Deux caractéristiques que l’on retrouve dans ce qui s’affirme probablement comme la plus belle séquence du film, où le personnage principal masculin pénètre dans une église prise par les enfants. Au milieu de petits groupes, il découvre le cadavre d’une touriste que ses meurtriers commencent à dénuder. Les coupables fuient le lieu en riant, et tandis que l’adulte s’apprête à en faire autant, son attention est retenue par une petite fille qui chuchote près d’un confessionnal. Elle prend à son tour la poudre d’escampette le sourire aux lèvres, laissant l’homme seul face à l’enclave, voilée par un rideau mauve.

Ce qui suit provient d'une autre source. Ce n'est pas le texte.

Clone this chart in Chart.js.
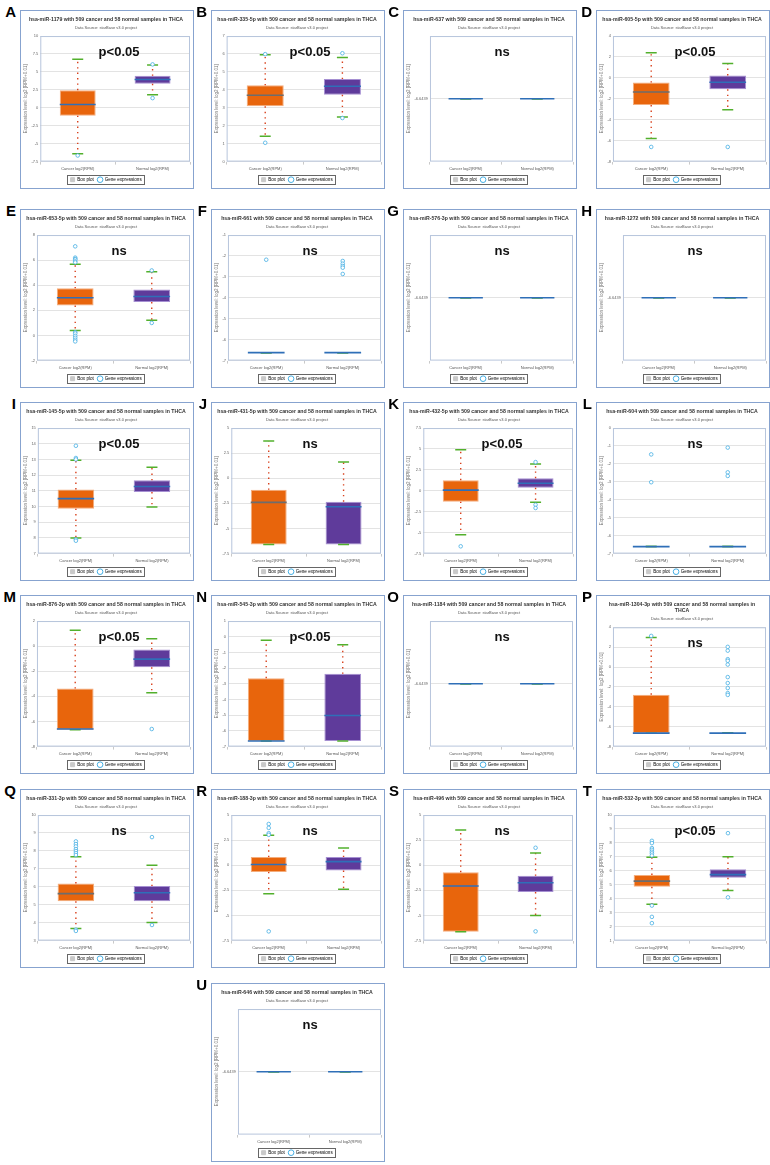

Il s’avance, à la fois curieux et effrayé, la caméra se rapproche de l’édifice surplombé d’une croix, une musique angoissante rompt le silence dans lequel baigne l’église, jusqu’à ce que, enfin, la main tire le rideau d’un geste ferme. Zoom à l’intérieur, qui enroule le plan autour d’un petit garçon souriant à pleines dents, la moitié du visage maintenue dans la pénombre, avant qu’il ne jaillisse de la boîte et s’échappe sans un mot. Cette fois-ci, ni cadavre ni surprise sanguinolente : il ne s’agissait bien que d’un jeu, et c’est pourtant là que s’exprime avec le plus d’effroi la part secrètement inquiétante que renferme chaque enfant, cette innocence où l’on croit parfois deviner, au détour d’un regard ou d’un sourire ambivalent, la marque du démon.